Task directions – Only the pictures are omitted; repeat all other data exactly.

Material –
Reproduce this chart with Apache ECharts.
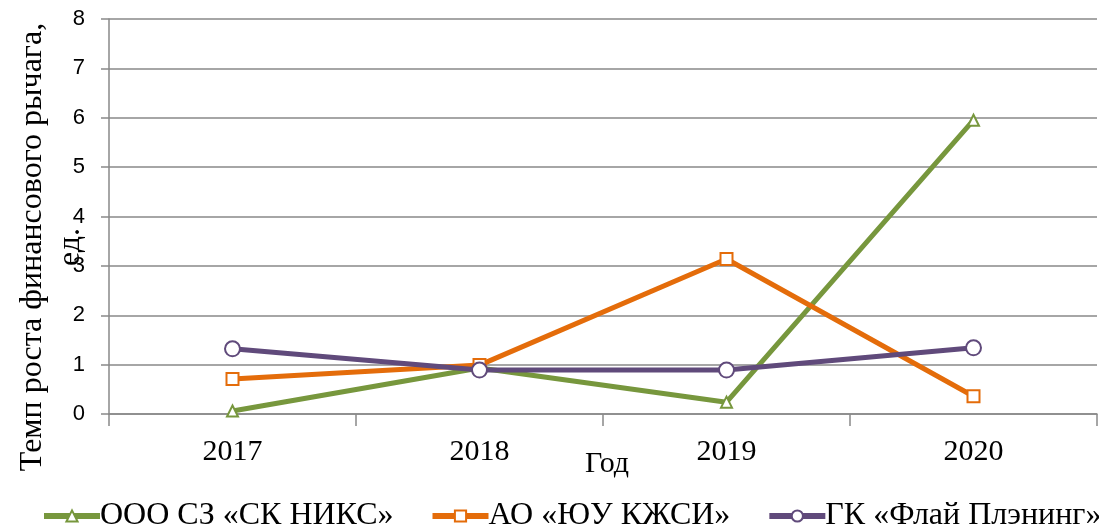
<!DOCTYPE html>
<html>
<head>
<meta charset="utf-8">
<script src="https://cdn.jsdelivr.net/npm/echarts@6/dist/echarts.min.js"></script>
<style>html,body{margin:0;padding:0;background:#fff}#c{width:1099px;height:529px}</style>
</head>
<body>
<div id="c"></div>
<script>
const years = ['2017', '2018', '2019', '2020'];
const seriesNames = ['ООО СЗ «СК НИКС»', 'АО «ЮУ КЖСИ»', 'ГК «Флай Плэнинг»'];
const niksValues = [0.06, 0.93, 0.24, 5.95];
const kzhsiValues = [0.71, 0.99, 3.14, 0.36];
const flyValues = [1.32, 0.89, 0.89, 1.34];
const yTicks = [0, 1, 2, 3, 4, 5, 6, 7, 8];
const yAxisTitle = 'Темп роста финансового рычага,\nед.';
const xAxisTitle = 'Год';

const serif = '"Liberation Serif", "Times New Roman", serif';
const sans = '"Liberation Sans", "Open Sans", sans-serif';
const colors = ['#77973D', '#E46C0A', '#604A7B'];
const symbols = ['triangle', 'rect', 'circle'];
const symbolSizes = [11, 12, 15];
const dataSets = [niksValues, kzhsiValues, flyValues];

const chart = echarts.init(document.getElementById('c'));
chart.setOption({
  animation: false,
  grid: { left: 109, right: 2, top: 19, bottom: 115, containLabel: false, outerBoundsMode: 'none' },
  graphic: [{
    type: 'text',
    x: 52,
    y: 247,
    rotation: Math.PI / 2,
    style: {
      text: yAxisTitle,
      fontFamily: serif,
      fontSize: 32,
      lineHeight: 38,
      fill: '#000',
      align: 'center',
      verticalAlign: 'middle'
    }
  }],
  legend: {
    top: 500,
    left: 41,
    width: 1400,
    padding: 0,
    itemWidth: 56,
    itemHeight: 14,
    itemGap: 36,
    lineStyle: { width: 6 },
    textStyle: { fontFamily: serif, fontSize: 32, color: '#000', padding: [0, 0, 0, -5] },
    data: seriesNames
  },
  xAxis: {
    type: 'category',
    data: years,
    boundaryGap: true,
    name: xAxisTitle,
    nameLocation: 'middle',
    nameGap: 35,
    nameMoveOverlap: false,
    nameTextStyle: { fontFamily: serif, fontSize: 30, color: '#000', padding: [0, 0, 0, 8] },
    axisLine: { lineStyle: { color: '#898989', width: 1.5 } },
    axisTick: { show: true, length: 12, lineStyle: { color: '#898989', width: 1.5 } },
    axisLabel: { fontFamily: serif, fontSize: 30, color: '#000', margin: 23 },
    splitLine: { show: false }
  },
  yAxis: {
    type: 'value',
    min: 0,
    max: 8,
    interval: 1,
    axisLine: { show: true, lineStyle: { color: '#898989', width: 1.5 } },
    axisTick: { show: true, length: 8, lineStyle: { color: '#898989', width: 1.5 } },
    axisLabel: { fontFamily: sans, fontSize: 22, color: '#000', margin: 24,
      formatter: v => yTicks.includes(v) ? String(v) : '' },
    splitLine: { show: true, lineStyle: { color: '#898989', width: 1.5 } }
  },
  series: seriesNames.map((n, i) => ({
    name: n,
    type: 'line',
    data: dataSets[i],
    symbol: symbols[i],
    symbolSize: symbolSizes[i],
    showAllSymbol: true,
    lineStyle: { color: colors[i], width: 5 },
    itemStyle: { color: '#fff', borderColor: colors[i], borderWidth: 2 },
    emphasis: { disabled: true },
    z: 2 + i
  }))
});
</script>
</body>
</html>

Answer for the task –
Reproduce this chart with Apache ECharts.
<!DOCTYPE html>
<html>
<head>
<meta charset="utf-8">
<script src="https://cdn.jsdelivr.net/npm/echarts@6/dist/echarts.min.js"></script>
<style>html,body{margin:0;padding:0;background:#fff}#c{width:1099px;height:529px}</style>
</head>
<body>
<div id="c"></div>
<script>
const years = ['2017', '2018', '2019', '2020'];
const seriesNames = ['ООО СЗ «СК НИКС»', 'АО «ЮУ КЖСИ»', 'ГК «Флай Плэнинг»'];
const niksValues = [0.06, 0.93, 0.24, 5.95];
const kzhsiValues = [0.71, 0.99, 3.14, 0.36];
const flyValues = [1.32, 0.89, 0.89, 1.34];
const yTicks = [0, 1, 2, 3, 4, 5, 6, 7, 8];
const yAxisTitle = 'Темп роста финансового рычага,\nед.';
const xAxisTitle = 'Год';

const serif = '"Liberation Serif", "Times New Roman", serif';
const sans = '"Liberation Sans", "Open Sans", sans-serif';
const colors = ['#77973D', '#E46C0A', '#604A7B'];
const symbols = ['triangle', 'rect', 'circle'];
const symbolSizes = [11, 12, 15];
const dataSets = [niksValues, kzhsiValues, flyValues];

const chart = echarts.init(document.getElementById('c'));
chart.setOption({
  animation: false,
  grid: { left: 109, right: 2, top: 19, bottom: 115, containLabel: false, outerBoundsMode: 'none' },
  graphic: [{
    type: 'text',
    x: 52,
    y: 247,
    rotation: Math.PI / 2,
    style: {
      text: yAxisTitle,
      fontFamily: serif,
      fontSize: 32,
      lineHeight: 38,
      fill: '#000',
      align: 'center',
      verticalAlign: 'middle'
    }
  }],
  legend: {
    top: 500,
    left: 41,
    width: 1400,
    padding: 0,
    itemWidth: 56,
    itemHeight: 14,
    itemGap: 36,
    lineStyle: { width: 6 },
    textStyle: { fontFamily: serif, fontSize: 32, color: '#000', padding: [0, 0, 0, -5] },
    data: seriesNames
  },
  xAxis: {
    type: 'category',
    data: years,
    boundaryGap: true,
    name: xAxisTitle,
    nameLocation: 'middle',
    nameGap: 35,
    nameMoveOverlap: false,
    nameTextStyle: { fontFamily: serif, fontSize: 30, color: '#000', padding: [0, 0, 0, 8] },
    axisLine: { lineStyle: { color: '#898989', width: 1.5 } },
    axisTick: { show: true, length: 12, lineStyle: { color: '#898989', width: 1.5 } },
    axisLabel: { fontFamily: serif, fontSize: 30, color: '#000', margin: 23 },
    splitLine: { show: false }
  },
  yAxis: {
    type: 'value',
    min: 0,
    max: 8,
    interval: 1,
    axisLine: { show: true, lineStyle: { color: '#898989', width: 1.5 } },
    axisTick: { show: true, length: 8, lineStyle: { color: '#898989', width: 1.5 } },
    axisLabel: { fontFamily: sans, fontSize: 22, color: '#000', margin: 24,
      formatter: v => yTicks.includes(v) ? String(v) : '' },
    splitLine: { show: true, lineStyle: { color: '#898989', width: 1.5 } }
  },
  series: seriesNames.map((n, i) => ({
    name: n,
    type: 'line',
    data: dataSets[i],
    symbol: symbols[i],
    symbolSize: symbolSizes[i],
    showAllSymbol: true,
    lineStyle: { color: colors[i], width: 5 },
    itemStyle: { color: '#fff', borderColor: colors[i], borderWidth: 2 },
    emphasis: { disabled: true },
    z: 2 + i
  }))
});
</script>
</body>
</html>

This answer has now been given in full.